The Challenge of the Uproar of Pleasure of War in Wilfred Owen’s Dulce Et Decorum Est and Mental Cases

July 22, 2021 by Essay Writer

On the first days of August 1914 uproars of cheer could be heard throughout Britain as a mark of great enthusiasm of the newly-declared war campaign. This uproar of pleasure of war is greatly challenged by Wilfred Owen’s poems Dulce Et Decorum Est and Mental Cases, as he presents harrowing imagery of warfare of the era and too challenges the reader’s view of the glorification of war.

Firstly, Owen illustrates the true side of war in Dulce Et Decorum Est by stating an action of a soldier nearby as “[plunging] at me, guttering, choking, drowning” as to appeal to the reader by emotive language helping to influence the reader in opinion of hardships of battle, in this case how desperate the soldiers are made to be and how Owen states no great attempt on his part to save the soldier, as if this event being illustrated as becoming an average day for the men. By this developing emotional response of the reader. Furthermore enhances Owen increases the value of the harrowing imagery by questioning the reader “if [he] could hear every jolt, the blood came gargling from the froth-corrupted lungs.” By this use of direct vocative language Owen allows the reader to feel an attack of his own opinion, having been predicted by Owen to be the tethered to the side of celebration of war which Owen sees as a form of indoctrination by the state.

Furthermore, in Mental Cases Owen demonstrates the absence of emotion and life by acknowledgment of the soldiers behaving as “purgatorial shadows,” strengthening the idea of the loss of purpose. As a result of this use of symbolism, there is contribution to the idea of the conflict within the soldiers’ minds. Owen in addition stresses this idea by the description of the “gouged chasms round their fretted sockets,” emphasizing the idea of the displacement of emotion and purpose.”Gouged” is critical in this instance as it is powerful modifier adjective which enhances the atmosphere by implying restlessness but in addition indirectly refers to the wounds of the soldiers described assumed to be deep in form, further emphasizing the atrocities of war. “Gouged” may also be referring to the loss of consciousness and intellect as if they have been robbed of them, as a result portraying the loss of sanity.

In Dulce Et Decorum Est, Owen also exhibits death by the use of euphemism, describing the soldiers as beginning to “trudge towards [their] distant rest,” this euphemism is effective in that it creates discrete contradiction to the expectation of warfare in persevering in the avoidance of your death. By this an atmosphere of temptation is implied in that the soldiers are so distraught and physically and mentally fatigued that they are almost welcoming death. Another reason to note for their behaviour is the idea where the average time expectation of being alive was a few days. This extract is also useful as it emphasizes too how just the wait for death of the soldiers is more terrifying than death itself as Owen describes the wait for death as a “trudge” and how “distant” the “rest” is. Furthermore Owen is shown to be as a representative of the soldiers in the poem in that he speaks of the horrors he himself has seen and how they have interacted with him. This idea is supported as he mentions of a man “under the sea of; drowning.” This metaphor is effect as it supports the setting in that is shows the horror of the soldiers chocking in their own blood and the gas which the enemy has introduced upon. By these extract Owen vividly describes the process of death in battle, reinforcing the reader in true consequences of war.

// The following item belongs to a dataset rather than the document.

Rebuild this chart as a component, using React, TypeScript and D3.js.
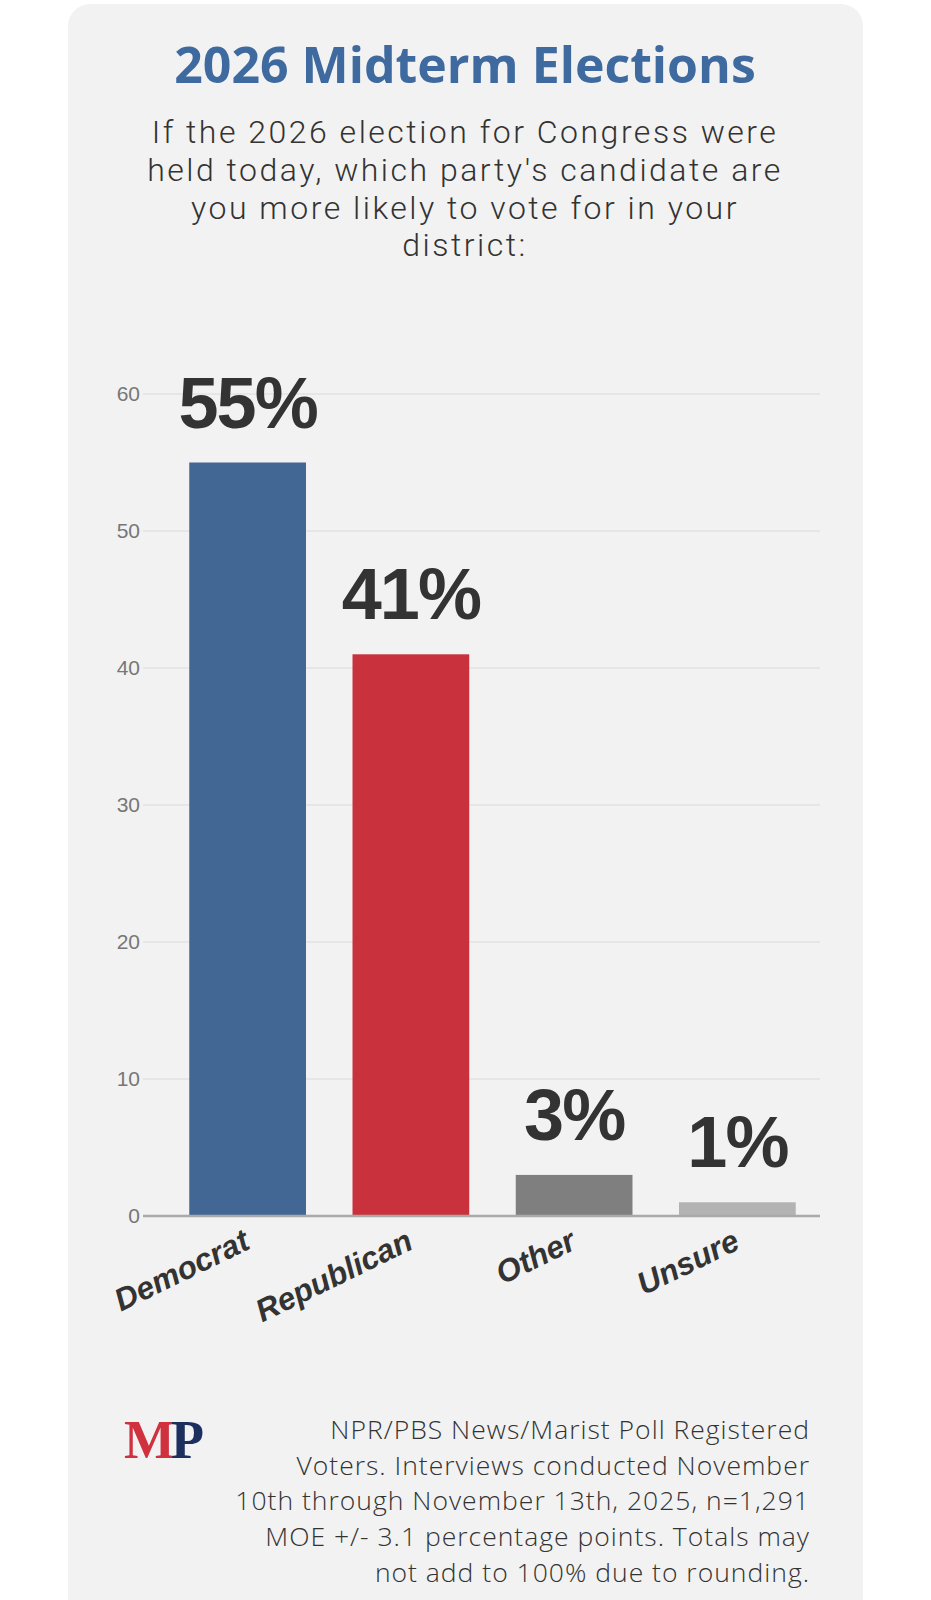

Owen communicates in an impactful manner the idea of social pressures and expectations in Mental Cases. This is achieved as Owen describes the “awful falseness of [the] set-smiling corpses,” so that he may further support the horrific atmosphere of the battlefield. This mention of the soldiers is symbolic in that it is also effective as it incorporates how the soldiers presented themselves as ones who truly supported the idea of dying for their country. Although this is the case a far deeper meaning can be filtered from his literature, that being the falsehood of the very emotions the soldiers portray, as having been forced into war by peers, social expectations and the state-led propaganda itself. This conflict is supported as Owen stresses how the soldiers “[paw at us, the ones to deal them war and madness].” This is vital as there is a creation of an atmosphere of guilt in the poem which as Owen wants, to impact the reader. This instance of the poem is also impacting as Owen describes the soldiers as with animal-like behaviour, as if illustrating the idea of the loss of social expectations once they have joined the battlefield. The idea of propaganda is key here as Owen attempts consistently in these two poems to state his concern of the impact of propaganda on the juveniles at the time, the juveniles known for departing off to war in search of adventure and glory only to find the horrific confrontation of death, having been kept and altered with bias by propaganda issued by the state.

Overall Owen forces consistent provocation towards the reader by incorporating vivid harrowing events happening around him in which he is a part of in order that he may influence the reader’s opinions. Owen’s didactic nature is also supported by the way he points out the truthful side of propaganda through these two poems, by using direct vocative and interrogative language towards the reader as if too induce an atmosphere of critical thinking and as to cumulatively encourage the act of overcoming the indoctrination of war being enforced by the state.